Below are the list of requirement which I think it is important:

Data pipeline should provide enough data with limited time for people to detect and resolving live site incident.
Having a very fast ETL pipeline for perf counter data enables us to predicate issue in short time.
our data pipeline should provide SQL access to the data or build solution on top of SQL query
try best to co-located data in single data source and provide interface to correlated data from different data source
Data should be available for end user within 30 minutes after the event/data was original generated. Critical data should expose to end user ASAP.
Provide the best experience for end user to authoring data pipeline more efficiently.
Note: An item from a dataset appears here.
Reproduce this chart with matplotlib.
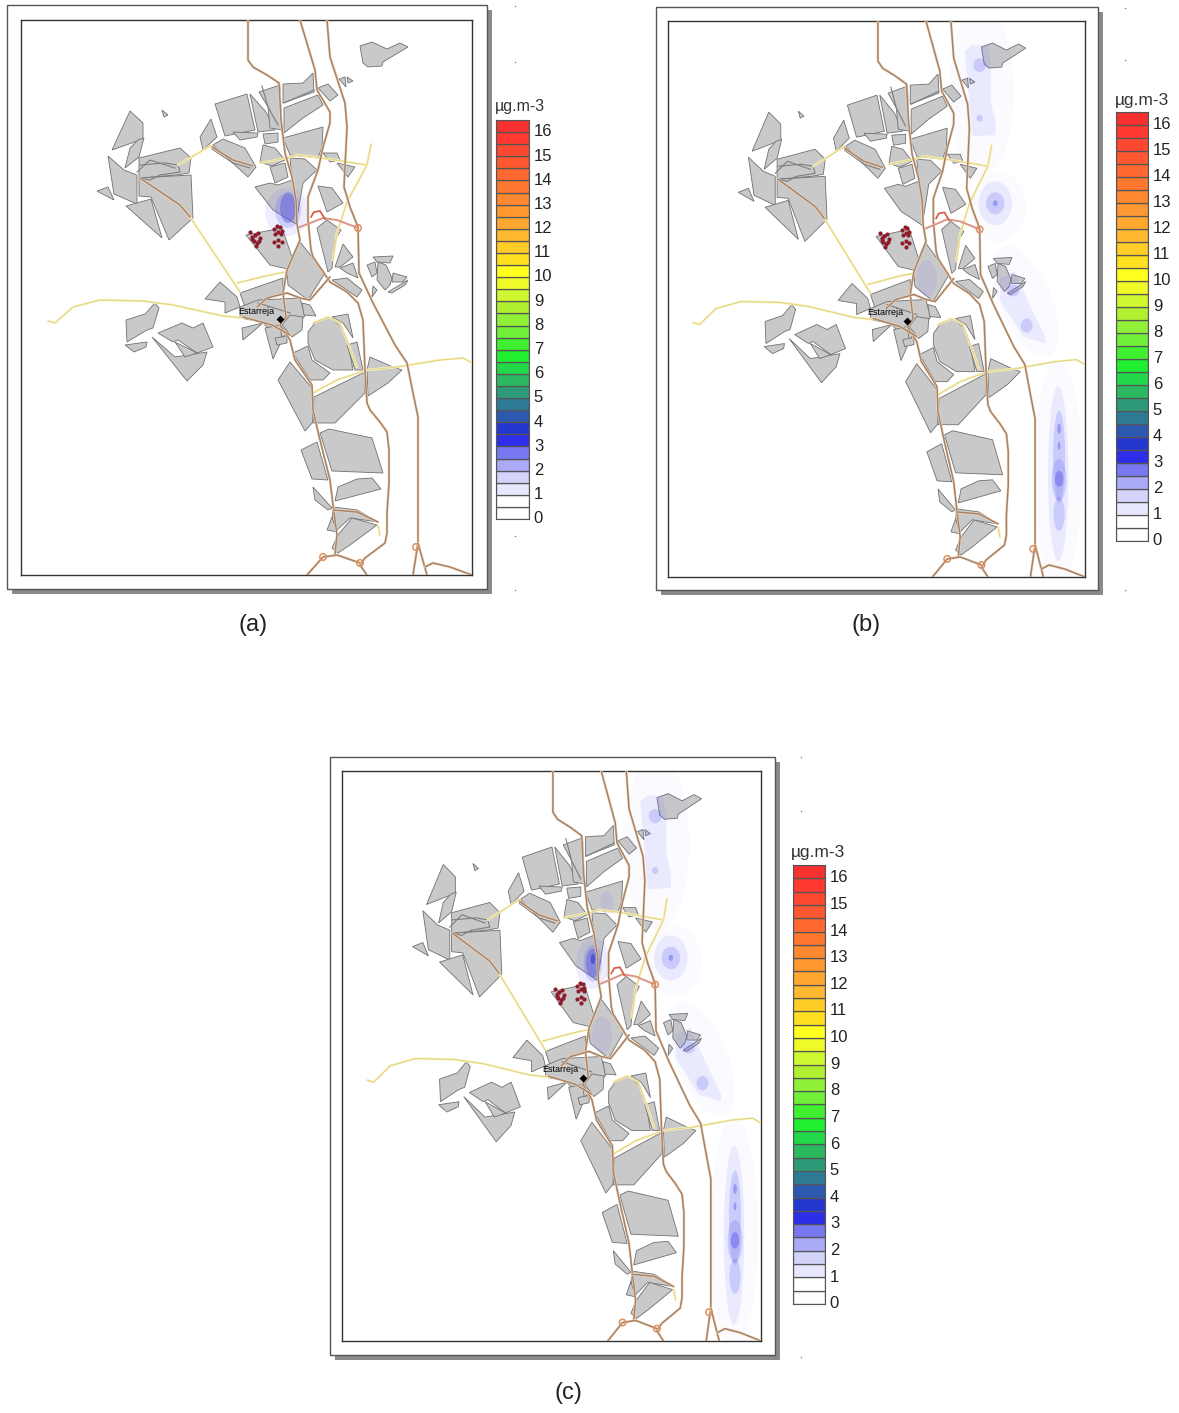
import matplotlib
matplotlib.use("Agg")
import matplotlib.pyplot as plt
from matplotlib.patches import Ellipse, Polygon, Rectangle

plt.rcParams['font.family'] = ['Liberation Sans', 'DejaVu Sans']

W, H = 1179, 1413

# land parcels
parcels = [
    [(215,104),(247,94),(255,130),(225,136)],
    [(250,94),(266,112),(275,130),(258,132)],
    [(259,92),(280,85),(282,130),(270,128),(268,107)],
    [(283,84),(303,83),(313,73),(314,92),(283,103)],
    [(284,108),(318,95),(323,105),(303,118),(284,133)],
    [(283,138),(323,127),(322,147),(318,158),(290,155)],
    [(211,119),(217,137),(203,150),(200,137)],
    [(233,132),(258,133),(257,137),(240,140)],
    [(213,145),(223,139),(245,148),(256,167),(248,177)],
    [(263,134),(278,133),(278,142),(265,144)],
    [(263,145),(275,148),(285,160),(272,166),(260,162)],
    [(270,167),(285,163),(288,177),(275,183)],
    [(290,158),(305,159),(317,170),(303,183),(296,224),(273,210),(255,187),(270,183),(278,185),(292,180)],
    [(323,153),(337,153),(340,160),(330,162)],
    [(337,163),(355,167),(348,177)],
    [(318,186),(332,188),(343,203),(327,212)],
    [(318,88),(328,84),(338,95),(330,101)],
    [(360,46),(372,42),(387,49),(400,43),(408,47),(383,62),(382,66),(368,67),(363,63)],
    [(339,79),(345,77),(346,87)],
    [(347,77),(353,81),(348,83)],
    [(130,111),(143,123),(143,139),(112,150)],
    [(162,110),(168,115),(164,117)],
    [(138,140),(144,138),(139,157),(125,168),(130,148)],
    [(108,156),(124,170),(137,175),(137,204),(114,194)],
    [(97,191),(108,187),(114,200)],
    [(139,158),(180,148),(191,158),(189,173),(177,175),(139,178)],
    [(139,178),(191,175),(193,218),(169,240),(151,197),(139,196)],
    [(126,206),(151,199),(162,238)],
    [(126,320),(145,314),(155,303),(159,308),(153,328),(147,330),(127,342)],
    [(125,345),(147,342),(146,347),(134,352)],
    [(158,333),(182,323),(193,328),(203,323),(213,347),(197,353),(178,340),(173,342)],
    [(152,337),(175,357),(207,352),(203,365),(187,381)],
    [(175,342),(197,353),(185,357)],
    [(246,235),(282,228),(292,257),(288,269),(270,265)],
    [(300,242),(325,273),(308,300),(288,285),(287,270)],
    [(317,228),(327,220),(341,230),(335,240),(332,268),(328,272)],
    [(343,244),(353,257),(340,267),(335,267)],
    [(340,268),(353,263),(358,278),(347,273)],
    [(332,280),(347,278),(362,290),(357,297)],
    [(367,265),(375,262),(377,273),(372,277)],
    [(373,257),(393,256),(390,263),(377,262)],
    [(378,262),(386,265),(392,278),(390,285),(385,290),(377,280)],
    [(393,273),(407,277),(403,282),(392,282)],
    [(388,292),(408,280),(405,285),(392,293)],
    [(373,286),(377,290),(372,297)],
    [(205,299),(220,282),(237,297),(240,307),(225,313),(225,302)],
    [(240,293),(283,278),(283,293),(257,303),(245,307)],
    [(240,307),(258,300),(300,298),(305,316),(290,330),(280,340),(262,322),(240,318)],
    [(302,303),(310,305),(316,316),(304,315)],
    [(242,328),(263,323),(243,340)],
    [(265,328),(280,325),(282,340),(273,359)],
    [(275,338),(287,336),(287,343),(277,345)],
    [(290,315),(303,317),(302,330),(292,337),(282,325)],
    [(315,323),(328,317),(340,325),(348,343),(353,370),(333,370),(315,360),(308,343),(308,332)],
    [(332,317),(348,314),(353,338),(343,323)],
    [(347,345),(357,342),(363,370),(355,370)],
    [(293,353),(308,346),(312,360),(330,373),(323,380),(310,380)],
    [(370,357),(393,367),(402,370),(388,383),(368,396),(367,370)],
    [(290,362),(312,388),(313,422),(305,431),(278,380)],
    [(314,397),(365,372),(365,393),(335,423),(313,423)],
    [(329,429),(372,438),(383,473),(332,471),(320,433)],
    [(301,450),(317,442),(328,480),(312,479)],
    [(338,487),(357,479),(372,478),(381,489),(335,501)],
    [(313,487),(332,508),(328,510),(315,500)],
    [(333,507),(357,510),(378,522),(350,518),(337,530),(332,520)],
    [(327,530),(332,517),(337,532)],
    [(338,535),(352,518),(377,525),(350,545),(338,553),(332,548)],
]

brown_roads = [
    [(248,20),(248,60),(253,67),(267,75),(279,83),(281,120),(285,153),(292,177),(296,200),(297,224),(300,240),(287,270),(283,293),(286,317),(280,325),(290,340),(295,360),(312,385),(313,410),(320,440),(330,480),(333,505),(337,535),(335,555)],
    [(300,20),(315,70),(317,90),(330,112),(330,123),(323,147),(318,170),(308,197),(308,220),(311,250),(313,257),(330,282),(347,292),(358,303),(363,320),(365,370),(367,403),(370,410),(380,422),(387,432),(389,450),(389,483),(387,513),(387,533),(385,543),(365,558),(360,565),(367,575)],
    [(327,20),(330,57),(345,103),(347,127),(344,187),(350,207),(358,227),(359,273),(373,303),(395,345),(407,363),(413,393),(418,417),(418,543),(413,575)],
    [(418,543),(427,575)],
    [(425,567),(433,563),(450,567),(472,575)],
    [(307,575),(323,557),(337,555),(360,563)],
    [(140,178),(180,205),(190,217)],
    [(212,147),(233,160),(253,166)],
    [(243,317),(272,325),(290,335)],
    [(257,307),(267,298),(287,293),(300,298),(310,300),(330,277)],
    [(333,510),(357,512),(378,522)],
]

grey_roads = [
    [(140,165),(165,163),(178,165),(180,172),(160,175),(150,180),(140,178)],
    [(137,172),(150,160),(175,168)],
    [(212,149),(233,163),(250,168)],
    [(262,86),(268,107),(278,125)],
    [(284,103),(314,90)],
    [(258,303),(290,313)],
]

yellow_roads = [
    [(48,321),(55,323),(73,307),(100,300),(143,301),(173,305),(223,316),(243,318)],
    [(190,217),(240,292)],
    [(237,283),(270,275),(285,272)],
    [(178,165),(212,145)],
    [(260,163),(287,158),(298,155),(322,158),(367,165),(371,144)],
    [(367,165),(347,202),(337,233),(333,260)],
    [(313,393),(337,380),(367,370),(397,367),(440,360),(463,358),(472,363)],
    [(313,323),(328,317),(340,323),(348,343),(357,367)],
    [(378,525),(380,535)],
]

red_road = [(300,227),(323,218),(337,220),(358,228)]
red_arc = [(311,217),(314,212),(320,211),(325,219)]
junction_x = [358,323,360,416]
junction_y = [228,557,563,547]

town_x, town_y = 280, 319
town_name = "Estarreja"
town_label_x, town_label_y = 256, 311

red_x = [250,252,255,258,260,254,257,252,256,259,274,277,280,282,278,275,281,274,278,282,278]
red_y = [232,237,235,233,238,241,243,239,246,241,229,226,227,231,232,234,234,242,240,242,246]

# concentration contours as (x, y, width, height, angle, level)
source_a = [
    (287,212,44,48,0,1),(288,210,26,36,0,2),(288,208,16,30,0,3),
]
source_c = [
    (291,207,36,50,0,1),(291,207,20,36,0,2),(291,207,15,28,0,3),(291,203,5,10,0,4),
    (306,148,14,22,0,1),
]
source_others = [
    (360,90,70,170,0,0),(408,300,55,120,-25,0),(443,470,52,225,0,0),(378,205,60,70,0,0),
    (358,64,14,14,0,2),(358,117,7,7,0,2),
    (375,202,36,44,0,1),(375,202,20,22,0,2),(375,202,5,6,0,3),
    (394,289,14,12,0,2),(409,324,13,14,0,2),
    (443,472,22,175,0,1),(444,455,13,92,0,2),(444,512,12,34,0,2),
    (444,478,16,42,0,2),(444,477,9,16,0,3),(444,427,4,10,0,3),(444,444,3,8,0,3),
    (301,277,22,36,0,1),
]
plume_strips = [
    [(342,50),(350,44),(366,44),(370,60),(370,100),(375,120),(375,134),(350,135),(346,90)],
    [(380,277),(396,270),(410,299),(429,335),(429,342),(405,335),(380,299)],
]

level_colors = ['#6a6aff', '#7a7aff', '#6060f0', '#4848e4', '#2828c8']
level_alphas = [0.025, 0.13, 0.22, 0.38, 0.5]

band_colors = [
    '#ffffff','#ffffff','#e8e8ff','#d4d4fa','#aaaaf6','#7878f0','#2e2ee8','#2438d0',
    '#2c58b0','#2c7a94','#2c9a78','#2cb860','#22d848','#20ee30','#40f030','#70f038',
    '#90f038','#b0f030','#d0f830','#f0fa28','#ffff20','#ffe020','#ffcc28','#ffb830',
    '#ffa830','#ff9830','#ff8830','#ff7830','#ff6830','#ff5830','#ff4830','#ff3830','#f83030',
]
band_ticks = list(range(17))
unit_label = "µg.m-3"

# pixel boxes: outer frame, inner map, colour bar, unit label, caption, sources, specks
panels = [
    dict(outer=(7,5,487,589), inner=(21,20,472,575), bar=(496,120,529,519),
         unit=(520,106), unit_size=11.5, caption=("(a)",253,625), srcs=[source_a], strips=False,
         specks=[(515,6),(515,62),(515,536),(515,590)]),
    dict(outer=(656,7,1098,590), inner=(668,21,1085,577), bar=(1116,112,1148,541),
         unit=(1142,100), unit_size=12.5, caption=("(b)",866,625), srcs=[source_others], strips=True,
         specks=[(1125,8),(1125,60),(1125,590)]),
    dict(outer=(330,757,775,1355), inner=(342,771,761,1341), bar=(793,865,825,1304),
         unit=(818,852), unit_size=12.5, caption=("(c)",568,1393), srcs=[source_c, source_others], strips=True,
         specks=[(801,757),(801,811),(801,1357)]),
]

fig = plt.figure(figsize=(W / 100, H / 100), dpi=100)
page = fig.add_axes([0, 0, 1, 1])
page.set_xlim(0, W)
page.set_ylim(H, 0)
page.axis('off')


def box(x0, y0, x1, y1):
    return [x0 / W, 1 - y1 / H, (x1 - x0) / W, (y1 - y0) / H]


for p in panels:
    x0, y0, x1, y1 = p['outer']
    page.add_patch(Rectangle((x0 + 5, y0 + 5), x1 - x0, y1 - y0, fc='#8a8a8a', ec='none'))
    page.add_patch(Rectangle((x0, y0), x1 - x0, y1 - y0, fc='white', ec='#555555', lw=1))
    page.text(p['caption'][1], p['caption'][2], p['caption'][0], fontsize=17,
              ha='center', va='center', color='#222222')
    page.scatter(*zip(*p['specks']), s=1, color='#777777', linewidths=0)

    ax = fig.add_axes(box(*p['inner']))
    ax.set_xlim(21, 472)
    ax.set_ylim(575, 20)
    ax.set_xticks([])
    ax.set_yticks([])
    for s in ax.spines.values():
        s.set_color('#333333')
        s.set_linewidth(1)

    for poly in parcels:
        ax.add_patch(Polygon(poly, closed=True, fc='#c9c9c9', ec='#707070', lw=0.6, zorder=2))
    for src in p['srcs']:
        for cx, cy, w, h, ang, lev in src:
            ax.add_patch(Ellipse((cx, cy), w, h, angle=ang, fc=level_colors[lev], ec='none',
                                 alpha=level_alphas[lev], zorder=3))
    if p['strips']:
        for strip in plume_strips:
            ax.add_patch(Polygon(strip, closed=True, fc=level_colors[1], ec='none',
                                 alpha=level_alphas[1], zorder=3))
    for road in grey_roads:
        ax.plot(*zip(*road), color='#7d7d7d', lw=0.8, zorder=4)
    for road in yellow_roads:
        ax.plot(*zip(*road), color='#fff6c8', lw=1.8, zorder=4, solid_capstyle='round')
        ax.plot(*zip(*road), color='#e2d68a', lw=0.9, zorder=4, solid_capstyle='round')
    for road in brown_roads:
        ax.plot(*zip(*road), color='#f0dcc4', lw=1.9, zorder=5, solid_capstyle='round')
        ax.plot(*zip(*road), color='#a98266', lw=1.1, zorder=5, solid_capstyle='round')
    ax.plot(*zip(*red_road), color='#dc9484', lw=1.4, zorder=6)
    ax.plot(*zip(*red_arc), color='#d8604e', lw=1.3, zorder=6)
    ax.scatter(junction_x, junction_y, s=22, facecolors='none', edgecolors='#e09060',
               linewidths=1.1, zorder=6)
    ax.scatter(red_x, red_y, s=9, color='#8c1c2c', linewidths=0, zorder=6)
    ax.scatter([town_x], [town_y], s=16, marker='D', color='black', linewidths=0, zorder=7)
    ax.text(town_label_x, town_label_y, town_name, fontsize=6.5, ha='center', va='center',
            color='black', zorder=7)

    cax = fig.add_axes(box(*p['bar']))
    cax.bar([0] * len(band_colors), [0.5] * len(band_colors),
            bottom=[-0.07 + 0.5 * i for i in range(len(band_colors))], width=1,
            color=band_colors, edgecolor='#555555', linewidth=0.9)
    cax.set_xlim(-0.5, 0.5)
    cax.set_ylim(-0.07, 16.43)
    cax.set_xticks([])
    cax.yaxis.tick_right()
    cax.set_yticks(band_ticks)
    cax.tick_params(axis='y', length=0, pad=3.5, labelsize=12, labelcolor='#222222')
    for s in cax.spines.values():
        s.set_color('#555555')
    page.text(p['unit'][0], p['unit'][1], unit_label, fontsize=p['unit_size'], ha='center',
              va='center', color='#333333')

fig.savefig('out.png', dpi=100)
data pipeline should have loose dependence on live system
Data pipeline’s availability has loose dependence on live system
Data pipeline should have low impact on live system’s availability
The design of a pipeline system need to take data volume and retention policy into consideration

If we think back about our opstore, it satisfied a lot of the requirement above, such as data completeness, data authoring experience, and well defined retention policy. What if we take opstore outside of the cluster, and provide a much better query interface allow query cross partitions and clusters? I think it will solve all of our problem with great usage of existing investment.